How to get the proper time from a DVB receiver with the command line. This only works if you are connected to a DVB transmission. Then you can get the time from the transmission.
4.4 Tue Mar 19 jason@Yog-Sothoth 0: $ dvbdate --print System time: Tue Mar 19 19:43:49 2019 RX time: Tue Mar 19 09:43:44 2019 Offset: -36005 seconds |
This can also be used to set the system time easily.
This command showed me how much the system time differed from the actual time.
4.4 Tue Mar 19 jason@Yog-Sothoth 0: $ dvbdate --set Tue Mar 19 09:55:29 2019 dvbdate: multiplex time differs by more than 1800 from system. dvbdate: use -f to force system clock to new time. |
Then I could run it as root to set the system time. This could be in a cron job, but it seems that you would require Myth TV backend running all of the time to be connected to a multiplex to be able to run this command.
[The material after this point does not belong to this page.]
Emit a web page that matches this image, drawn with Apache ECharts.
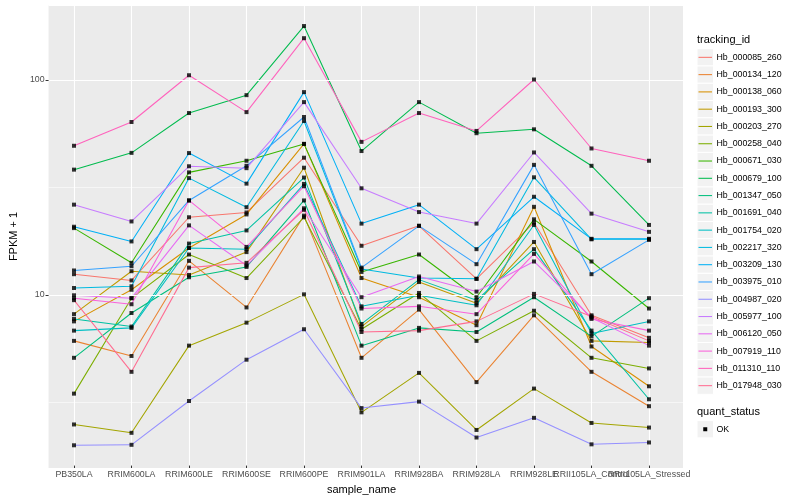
<!DOCTYPE html>
<html><head><meta charset="utf-8">
<script src="https://cdn.jsdelivr.net/npm/echarts@6/dist/echarts.min.js"></script>
<style>html,body{margin:0;padding:0;background:#fff}#c{width:800px;height:500px}</style>
</head><body><div id="c"></div>
<script>
const categories = ['PB350LA','RRIM600LA','RRIM600LE','RRIM600SE','RRIM600PE','RRIM901LA','RRIM928BA','RRIM928LA','RRIM928LE','RRII105LA_Control','RRII105LA_Stressed'];
const trackingIds = ['Hb_000085_260','Hb_000134_120','Hb_000138_060','Hb_000193_300','Hb_000203_270','Hb_000258_040','Hb_000671_030','Hb_000679_100','Hb_001347_050','Hb_001691_040','Hb_001754_020','Hb_002217_320','Hb_003209_130','Hb_003975_010','Hb_004987_020','Hb_005977_100','Hb_006120_050','Hb_007919_110','Hb_011310_110','Hb_017948_030'];
const colors = ['#F8766D','#EA8331','#D89000','#C09B00','#A3A500','#7CAE00','#39B600','#00BB4E','#00BF7D','#00C1A3','#00BFC4','#00BAE0','#00B0F6','#35A2FF','#9590FF','#C77CFF','#E76BF3','#FA62DB','#FF62BC','#FF6C91'];

const v000085_260 = [12.3, 11.5, 22.7, 23.9, 43.1, 16.7, 20.7, 11.7, 21.4, 7.9, 6.2];
const v000134_120 = [6.0, 5.1, 14.2, 8.6, 23.1, 5.0, 8.4, 3.85, 7.9, 4.3, 2.97];
const v000138_060 = [7.4, 10.4, 16.3, 23.4, 50.0, 11.8, 9.6, 7.1, 25.4, 5.65, 3.68];
const v000193_300 = [8.0, 12.7, 12.2, 15.6, 38.7, 7.0, 11.3, 9.0, 17.4, 6.0, 5.9];
const v000203_270 = [2.44, 2.23, 5.7, 7.3, 9.9, 2.78, 4.25, 2.30, 3.59, 2.48, 2.36];
const v000258_040 = [3.40, 9.5, 15.2, 11.8, 22.7, 6.8, 10.05, 6.0, 8.3, 5.0, 4.46];
const v000671_030 = [20.2, 13.9, 36.8, 41.7, 50.0, 12.6, 15.2, 9.6, 22.2, 14.1, 8.5];
const v000679_100 = [37.9, 45.4, 69.7, 84.5, 177.8, 46.3, 78.4, 56.1, 58.5, 39.5, 20.9];
const v001347_050 = [5.0, 8.1, 11.9, 13.3, 27.2, 5.7, 6.9, 6.6, 9.6, 6.3, 9.5];
const v001691_040 = [7.6, 7.0, 17.1, 19.7, 34.8, 7.2, 11.6, 9.3, 16.1, 6.7, 3.2];
const v001754_020 = [6.7, 6.9, 16.3, 16.1, 32.5, 8.7, 9.8, 8.8, 20.9, 6.5, 7.4];
const v002217_320 = [10.6, 10.8, 34.6, 25.3, 64.0, 13.0, 11.8, 11.7, 34.9, 17.9, 17.9];
const v003209_130 = [20.5, 17.5, 45.3, 32.6, 87.3, 21.2, 26.0, 16.1, 28.3, 18.0, 18.0];
const v003975_010 = [12.8, 13.4, 27.2, 39.5, 66.8, 13.2, 20.7, 13.7, 39.9, 12.3, 17.8];
const v004987_020 = [1.95, 1.96, 3.14, 4.9, 6.8, 2.91, 3.12, 2.12, 2.62, 1.97, 2.01];
const v005977_100 = [26.0, 21.7, 39.3, 38.5, 78.4, 31.0, 24.0, 21.2, 45.6, 23.6, 19.4];
const v006120_050 = [9.8, 9.5, 20.8, 13.5, 25.0, 9.6, 12.0, 10.2, 14.1, 7.7, 5.7];
const v007919_110 = [9.5, 8.9, 27.2, 16.5, 31.7, 8.5, 8.7, 8.0, 15.3, 7.6, 6.7];
const v011310_110 = [49.0, 63.3, 104.7, 70.4, 156.0, 51.1, 69.7, 57.5, 100, 47.6, 41.7];
const v017948_030 = [9.3, 4.3, 13.2, 13.9, 24.6, 6.6, 6.7, 7.4, 9.95, 7.8, 6.0];

const seriesValues = [v000085_260, v000134_120, v000138_060, v000193_300, v000203_270, v000258_040, v000671_030, v000679_100, v001347_050, v001691_040, v001754_020, v002217_320, v003209_130, v003975_010, v004987_020, v005977_100, v006120_050, v007919_110, v011310_110, v017948_030];
const quantStatus = ['OK'];
const yMin = 1.567, yMax = 223;

const FONT = 'Liberation Sans, Arial, Helvetica, sans-serif';
const chart = echarts.init(document.getElementById('c'));

const lineSeries = seriesValues.map((vals, i) => ({
  name: trackingIds[i], type: 'line', xAxisIndex: 1, yAxisIndex: 2,
  data: vals, symbol: 'none', silent: true, animation: false, z: 2,
  lineStyle: { color: colors[i], width: 1.05 }, itemStyle: { color: colors[i] }
}));
const pointData = [];
seriesValues.forEach(vals => vals.forEach((v, j) => pointData.push([categories[j], v])));
const pointSeries = {
  name: 'OK', type: 'scatter', xAxisIndex: 1, yAxisIndex: 2, data: pointData,
  symbol: 'rect', symbolSize: 4, itemStyle: { color: '#000' }, silent: true, animation: false, z: 5
};

// legend drawn as graphic elements (ggplot style keys)
const LX = 697, KEY = 17.28, LTOP = 48.7;
const graphics = [];
graphics.push({ type: 'text', x: LX, y: 40, style: { text: 'tracking_id', fontSize: 11, fontFamily: FONT, fill: '#000', verticalAlign: 'middle', textVerticalAlign: 'middle' } });
trackingIds.forEach((name, i) => {
  const top = LTOP + i * KEY, cy = top + KEY / 2;
  graphics.push({ type: 'rect', shape: { x: LX, y: top, width: 16.5, height: KEY }, style: { fill: '#F2F2F2', stroke: '#FFFFFF', lineWidth: 1 } });
  graphics.push({ type: 'line', shape: { x1: LX + 1.5, y1: cy, x2: LX + 15, y2: cy }, style: { stroke: colors[i], lineWidth: 1.05 } });
  graphics.push({ type: 'text', x: LX + 19.5, y: cy, style: { text: name, fontSize: 8.8, fontFamily: FONT, fill: '#000', verticalAlign: 'middle', textVerticalAlign: 'middle' } });
});
const QT = 412;
graphics.push({ type: 'text', x: LX, y: QT, style: { text: 'quant_status', fontSize: 11, fontFamily: FONT, fill: '#000', verticalAlign: 'middle', textVerticalAlign: 'middle' } });
quantStatus.forEach((name, i) => {
  const top = QT + 8.6 + i * KEY, cy = top + KEY / 2;
  graphics.push({ type: 'rect', shape: { x: LX, y: top, width: 16.5, height: KEY }, style: { fill: '#F2F2F2', stroke: '#FFFFFF', lineWidth: 1 } });
  graphics.push({ type: 'rect', shape: { x: LX + 6.25, y: cy - 2, width: 4, height: 4 }, style: { fill: '#000' } });
  graphics.push({ type: 'text', x: LX + 19.5, y: cy, style: { text: name, fontSize: 8.8, fontFamily: FONT, fill: '#000', verticalAlign: 'middle', textVerticalAlign: 'middle' } });
});

const option = {
  animation: false,
  backgroundColor: '#FFFFFF',
  textStyle: { fontFamily: FONT },
  grid: [
    { left: 40, right: 117, top: 5, bottom: 32, show: true, backgroundColor: '#EBEBEB', borderWidth: 0, containLabel: false },
    { left: 74, right: 151, top: 5, bottom: 32, show: false, containLabel: false }
  ],
  xAxis: [
    { type: 'value', gridIndex: 0, min: 0, max: 1, show: false },
    { type: 'category', gridIndex: 1, data: categories, boundaryGap: false,
      axisLine: { show: false },
      axisTick: { show: true, length: 3, lineStyle: { color: '#333333', width: 1 } },
      axisLabel: { interval: 0, margin: 4.5, fontSize: 8.8, color: '#4D4D4D', fontFamily: FONT },
      splitLine: { show: true, lineStyle: { color: '#FFFFFF', width: 1.1 } },
      name: 'sample_name', nameLocation: 'middle', nameGap: 14.5,
      nameTextStyle: { fontSize: 11, color: '#000', fontFamily: FONT } }
  ],
  yAxis: [
    { type: 'log', logBase: 10, gridIndex: 0, min: yMin, max: yMax, z: 3,
      axisLine: { show: false },
      axisTick: { show: true, length: 3, lineStyle: { color: '#333333', width: 1 } },
      axisLabel: { showMinLabel: false, showMaxLabel: false, margin: 4, fontSize: 8.8, color: '#4D4D4D', fontFamily: FONT },
      splitLine: { show: true, lineStyle: { color: '#FFFFFF', width: 1.1 } },
      name: 'FPKM + 1', nameLocation: 'middle', nameGap: 22, nameRotate: 90,
      nameTextStyle: { fontSize: 11, color: '#000', fontFamily: FONT } },
    { type: 'log', logBase: Math.sqrt(10), gridIndex: 0, min: yMin, max: yMax, z: 1,
      axisLine: { show: false }, axisTick: { show: false }, axisLabel: { show: false },
      splitLine: { show: true, lineStyle: { color: '#FFFFFF', width: 0.55 } } },
    { type: 'log', logBase: 10, gridIndex: 1, min: yMin, max: yMax, show: false,
      splitLine: { show: false } }
  ],
  graphic: graphics,
  series: [...lineSeries, pointSeries]
};
chart.setOption(option);
</script></body></html>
4.4 Tue Mar 19 jason@Yog-Sothoth 0: $ sudo dvbdate --set -f 1) All commands run with root privileges are always dangerous. 2) Never run commands on an environment you are not willing to destroy, or able to restore. 3) Do not become root until you know what you are going to do. 4) Be sure of your command and what is going to be affected by it. [sudo] password for jason: Tue Mar 19 09:55:45 2019 |
This could be very useful. All you need is a DVB receiver.